- _EXERCISE GOAL_: Set down each line of the data below exactly as it stands, dropping the pictures.

- _SUPPLIED INFORMATION_:
-*-

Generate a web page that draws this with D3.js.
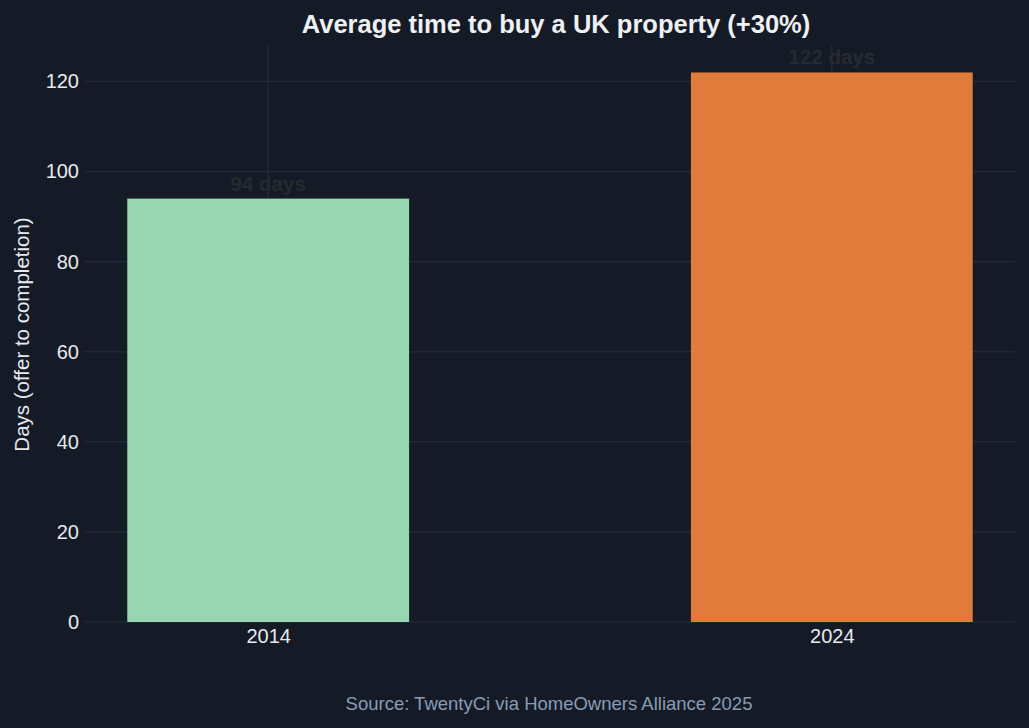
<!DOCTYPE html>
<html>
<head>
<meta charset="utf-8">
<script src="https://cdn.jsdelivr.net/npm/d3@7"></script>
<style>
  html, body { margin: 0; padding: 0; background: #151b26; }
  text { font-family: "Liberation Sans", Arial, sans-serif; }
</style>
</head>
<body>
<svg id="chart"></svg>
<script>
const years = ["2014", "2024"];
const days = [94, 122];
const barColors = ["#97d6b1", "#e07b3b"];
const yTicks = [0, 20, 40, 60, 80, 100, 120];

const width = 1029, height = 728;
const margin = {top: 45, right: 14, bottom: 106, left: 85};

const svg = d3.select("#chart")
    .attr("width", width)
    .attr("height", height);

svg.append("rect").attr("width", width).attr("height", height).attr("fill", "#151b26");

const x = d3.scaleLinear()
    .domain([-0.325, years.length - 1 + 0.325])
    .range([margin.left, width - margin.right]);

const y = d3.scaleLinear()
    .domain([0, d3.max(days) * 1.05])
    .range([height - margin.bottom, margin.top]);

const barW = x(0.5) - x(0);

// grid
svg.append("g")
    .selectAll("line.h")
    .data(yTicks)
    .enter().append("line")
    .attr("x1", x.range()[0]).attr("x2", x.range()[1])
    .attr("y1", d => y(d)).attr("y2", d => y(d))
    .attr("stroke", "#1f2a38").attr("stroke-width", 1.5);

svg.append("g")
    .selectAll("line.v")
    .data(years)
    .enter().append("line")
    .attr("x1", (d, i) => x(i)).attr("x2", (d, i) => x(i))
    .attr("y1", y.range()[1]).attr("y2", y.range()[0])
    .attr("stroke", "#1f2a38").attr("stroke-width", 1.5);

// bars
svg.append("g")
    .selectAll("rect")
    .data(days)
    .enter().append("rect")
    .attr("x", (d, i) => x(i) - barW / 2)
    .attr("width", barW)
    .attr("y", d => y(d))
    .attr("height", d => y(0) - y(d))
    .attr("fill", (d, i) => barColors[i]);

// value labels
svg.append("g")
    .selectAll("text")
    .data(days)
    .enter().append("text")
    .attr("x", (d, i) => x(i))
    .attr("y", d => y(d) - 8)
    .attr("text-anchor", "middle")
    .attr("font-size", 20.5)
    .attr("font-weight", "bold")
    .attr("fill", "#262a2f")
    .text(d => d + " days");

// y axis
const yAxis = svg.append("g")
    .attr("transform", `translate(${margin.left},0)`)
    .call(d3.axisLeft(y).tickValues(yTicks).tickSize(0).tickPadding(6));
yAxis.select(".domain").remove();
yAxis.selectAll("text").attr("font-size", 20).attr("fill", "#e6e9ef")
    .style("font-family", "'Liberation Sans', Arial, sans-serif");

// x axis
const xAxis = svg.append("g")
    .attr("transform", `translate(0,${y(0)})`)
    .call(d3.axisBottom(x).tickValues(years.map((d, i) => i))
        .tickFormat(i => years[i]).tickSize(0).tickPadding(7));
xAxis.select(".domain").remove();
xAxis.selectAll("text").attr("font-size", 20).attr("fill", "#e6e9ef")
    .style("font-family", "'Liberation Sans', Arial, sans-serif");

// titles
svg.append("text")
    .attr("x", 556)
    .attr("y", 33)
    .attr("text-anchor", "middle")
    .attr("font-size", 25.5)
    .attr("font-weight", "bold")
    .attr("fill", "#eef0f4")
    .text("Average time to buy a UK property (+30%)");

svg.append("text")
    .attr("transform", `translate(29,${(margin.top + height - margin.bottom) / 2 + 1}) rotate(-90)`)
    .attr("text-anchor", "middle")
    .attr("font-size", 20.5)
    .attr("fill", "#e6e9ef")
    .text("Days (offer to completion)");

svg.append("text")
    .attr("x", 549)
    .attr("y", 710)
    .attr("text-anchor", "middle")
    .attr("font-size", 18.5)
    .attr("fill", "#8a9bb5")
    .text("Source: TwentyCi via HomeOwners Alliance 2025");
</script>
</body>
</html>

-*-

- _TASK OUTPUT_:
Generate a web page that draws this with D3.js.
<!DOCTYPE html>
<html>
<head>
<meta charset="utf-8">
<script src="https://cdn.jsdelivr.net/npm/d3@7"></script>
<style>
  html, body { margin: 0; padding: 0; background: #151b26; }
  text { font-family: "Liberation Sans", Arial, sans-serif; }
</style>
</head>
<body>
<svg id="chart"></svg>
<script>
const years = ["2014", "2024"];
const days = [94, 122];
const barColors = ["#97d6b1", "#e07b3b"];
const yTicks = [0, 20, 40, 60, 80, 100, 120];

const width = 1029, height = 728;
const margin = {top: 45, right: 14, bottom: 106, left: 85};

const svg = d3.select("#chart")
    .attr("width", width)
    .attr("height", height);

svg.append("rect").attr("width", width).attr("height", height).attr("fill", "#151b26");

const x = d3.scaleLinear()
    .domain([-0.325, years.length - 1 + 0.325])
    .range([margin.left, width - margin.right]);

const y = d3.scaleLinear()
    .domain([0, d3.max(days) * 1.05])
    .range([height - margin.bottom, margin.top]);

const barW = x(0.5) - x(0);

// grid
svg.append("g")
    .selectAll("line.h")
    .data(yTicks)
    .enter().append("line")
    .attr("x1", x.range()[0]).attr("x2", x.range()[1])
    .attr("y1", d => y(d)).attr("y2", d => y(d))
    .attr("stroke", "#1f2a38").attr("stroke-width", 1.5);

svg.append("g")
    .selectAll("line.v")
    .data(years)
    .enter().append("line")
    .attr("x1", (d, i) => x(i)).attr("x2", (d, i) => x(i))
    .attr("y1", y.range()[1]).attr("y2", y.range()[0])
    .attr("stroke", "#1f2a38").attr("stroke-width", 1.5);

// bars
svg.append("g")
    .selectAll("rect")
    .data(days)
    .enter().append("rect")
    .attr("x", (d, i) => x(i) - barW / 2)
    .attr("width", barW)
    .attr("y", d => y(d))
    .attr("height", d => y(0) - y(d))
    .attr("fill", (d, i) => barColors[i]);

// value labels
svg.append("g")
    .selectAll("text")
    .data(days)
    .enter().append("text")
    .attr("x", (d, i) => x(i))
    .attr("y", d => y(d) - 8)
    .attr("text-anchor", "middle")
    .attr("font-size", 20.5)
    .attr("font-weight", "bold")
    .attr("fill", "#262a2f")
    .text(d => d + " days");

// y axis
const yAxis = svg.append("g")
    .attr("transform", `translate(${margin.left},0)`)
    .call(d3.axisLeft(y).tickValues(yTicks).tickSize(0).tickPadding(6));
yAxis.select(".domain").remove();
yAxis.selectAll("text").attr("font-size", 20).attr("fill", "#e6e9ef")
    .style("font-family", "'Liberation Sans', Arial, sans-serif");

// x axis
const xAxis = svg.append("g")
    .attr("transform", `translate(0,${y(0)})`)
    .call(d3.axisBottom(x).tickValues(years.map((d, i) => i))
        .tickFormat(i => years[i]).tickSize(0).tickPadding(7));
xAxis.select(".domain").remove();
xAxis.selectAll("text").attr("font-size", 20).attr("fill", "#e6e9ef")
    .style("font-family", "'Liberation Sans', Arial, sans-serif");

// titles
svg.append("text")
    .attr("x", 556)
    .attr("y", 33)
    .attr("text-anchor", "middle")
    .attr("font-size", 25.5)
    .attr("font-weight", "bold")
    .attr("fill", "#eef0f4")
    .text("Average time to buy a UK property (+30%)");

svg.append("text")
    .attr("transform", `translate(29,${(margin.top + height - margin.bottom) / 2 + 1}) rotate(-90)`)
    .attr("text-anchor", "middle")
    .attr("font-size", 20.5)
    .attr("fill", "#e6e9ef")
    .text("Days (offer to completion)");

svg.append("text")
    .attr("x", 549)
    .attr("y", 710)
    .attr("text-anchor", "middle")
    .attr("font-size", 18.5)
    .attr("fill", "#8a9bb5")
    .text("Source: TwentyCi via HomeOwners Alliance 2025");
</script>
</body>
</html>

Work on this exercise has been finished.